Letting other people turn your content into clips is a good way to grow reach, but it touches real rights questions that many creators wave off until they become a problem. You do not need to become a lawyer. You do need to understand the shape of the questions well enough to know when to ask one. Here is that shape, in plain language.
Three questions that actually matter
Most clip-rights confusion collapses into three underlying questions.
What do you own in your source content? You can only permit others to use rights you actually hold. If your original video is entirely your own work, you hold a lot. If it contains music, licensed footage, guest appearances, or other people's material, your rights in those pieces may be limited or nonexistent, and no clip program changes that.
What are you granting when you invite clips? Inviting clips is normally a license — a defined permission to use your content in a specific way — not a handover of ownership. The difference is large. A license lets someone use your work within limits you set; a transfer gives it away. Which one you are agreeing to is written in the terms, so the terms are worth actually reading.
What comes back to you? Understand what rights, if any, you retain in the clips others create from your material, and what the clipper holds in their edit. This varies by program and is one of the clearer things to confirm up front.
Ownership versus license, in plain terms
| Concept | What it means | Typical clip-program shape |
|---|---|---|
| Ownership | You hold the underlying rights to your content | Usually stays with you |
| License | Permission to use content within defined limits | What you grant to enable clipping |
| Transfer / assignment | Giving ownership away | Uncommon, and a big deal if present |
| Third-party rights | Rights in music, footage, or people in your content | Not cleared by clipping; carry their own terms |
The single most common mistake is assuming that because you posted something, every element in it is yours to license out. The music bed, the reaction clip, the licensed stock footage — each may carry rights that belong to someone else, and clipping does not launder them.
Where the real risk sits
The rights that trip creators up are almost always the borrowed ones. Your own words and your own footage are the easy part. It is the third-party material woven into your content that creates exposure, because you may be licensing out something you never had the right to license in the first place.

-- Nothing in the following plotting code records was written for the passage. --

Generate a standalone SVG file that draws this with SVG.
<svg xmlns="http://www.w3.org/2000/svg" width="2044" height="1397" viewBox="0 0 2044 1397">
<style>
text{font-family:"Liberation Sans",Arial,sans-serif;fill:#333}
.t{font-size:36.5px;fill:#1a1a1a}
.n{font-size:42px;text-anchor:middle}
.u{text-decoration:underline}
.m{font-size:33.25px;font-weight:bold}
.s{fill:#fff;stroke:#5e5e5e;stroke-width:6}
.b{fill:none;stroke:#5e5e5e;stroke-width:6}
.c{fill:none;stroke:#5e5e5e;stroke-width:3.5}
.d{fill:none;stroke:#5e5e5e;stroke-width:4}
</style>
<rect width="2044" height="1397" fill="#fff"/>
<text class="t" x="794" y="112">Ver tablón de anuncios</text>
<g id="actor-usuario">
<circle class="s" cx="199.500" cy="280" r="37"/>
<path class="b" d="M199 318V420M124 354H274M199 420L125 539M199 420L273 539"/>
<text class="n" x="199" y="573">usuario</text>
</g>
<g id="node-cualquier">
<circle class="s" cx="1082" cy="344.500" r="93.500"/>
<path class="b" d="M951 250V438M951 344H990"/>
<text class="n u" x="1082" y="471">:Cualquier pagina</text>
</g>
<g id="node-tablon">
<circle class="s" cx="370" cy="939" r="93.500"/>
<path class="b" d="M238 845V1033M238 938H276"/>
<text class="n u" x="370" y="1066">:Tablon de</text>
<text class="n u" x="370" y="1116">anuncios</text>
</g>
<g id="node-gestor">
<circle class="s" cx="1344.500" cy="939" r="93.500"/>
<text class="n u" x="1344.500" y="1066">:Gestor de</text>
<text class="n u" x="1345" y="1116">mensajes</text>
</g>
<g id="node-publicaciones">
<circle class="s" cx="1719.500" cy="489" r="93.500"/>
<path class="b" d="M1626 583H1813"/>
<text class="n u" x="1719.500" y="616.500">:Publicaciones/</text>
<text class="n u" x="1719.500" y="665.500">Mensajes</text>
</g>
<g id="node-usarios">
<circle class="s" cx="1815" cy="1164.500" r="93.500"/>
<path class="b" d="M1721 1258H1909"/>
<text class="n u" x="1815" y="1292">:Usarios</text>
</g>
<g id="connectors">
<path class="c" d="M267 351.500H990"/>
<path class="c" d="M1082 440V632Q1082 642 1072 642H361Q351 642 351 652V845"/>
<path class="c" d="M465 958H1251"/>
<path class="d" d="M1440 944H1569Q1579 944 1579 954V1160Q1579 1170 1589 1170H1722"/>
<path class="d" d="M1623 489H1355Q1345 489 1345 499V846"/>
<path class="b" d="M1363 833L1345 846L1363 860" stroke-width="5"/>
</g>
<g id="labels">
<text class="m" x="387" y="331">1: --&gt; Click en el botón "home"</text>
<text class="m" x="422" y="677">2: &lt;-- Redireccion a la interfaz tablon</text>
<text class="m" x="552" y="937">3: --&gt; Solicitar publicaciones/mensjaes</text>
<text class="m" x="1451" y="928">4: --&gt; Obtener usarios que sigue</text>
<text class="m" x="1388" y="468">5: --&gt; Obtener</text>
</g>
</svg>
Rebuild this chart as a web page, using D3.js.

This is not a reason to avoid clip programs. It is a reason to know what is in your own content. Before you open your material to clipping, take stock of what you actually created versus what you incorporated from elsewhere. If the answer is "it is all mine," your position is simple. If it includes other people's work, that is the flag to get advice.
What to do with this
Read the terms of any program before you agree to them, and keep a copy. Know the rights composition of your own source content. And when the stakes are real — a large audience, commercial arrangements, anything you would not want to unwind later — get a qualified lawyer to look before you commit, not after something goes wrong.
For the companion piece written from the program side, see who owns the clips, and for the broader legality questions around clipping, is clipping legal. Both are educational, and neither replaces advice tailored to you.
To repeat the point that matters most: this is general information, not legal advice. Your rights depend on your specific content and the specific agreements you enter. Speak to a qualified lawyer about your own circumstances before acting.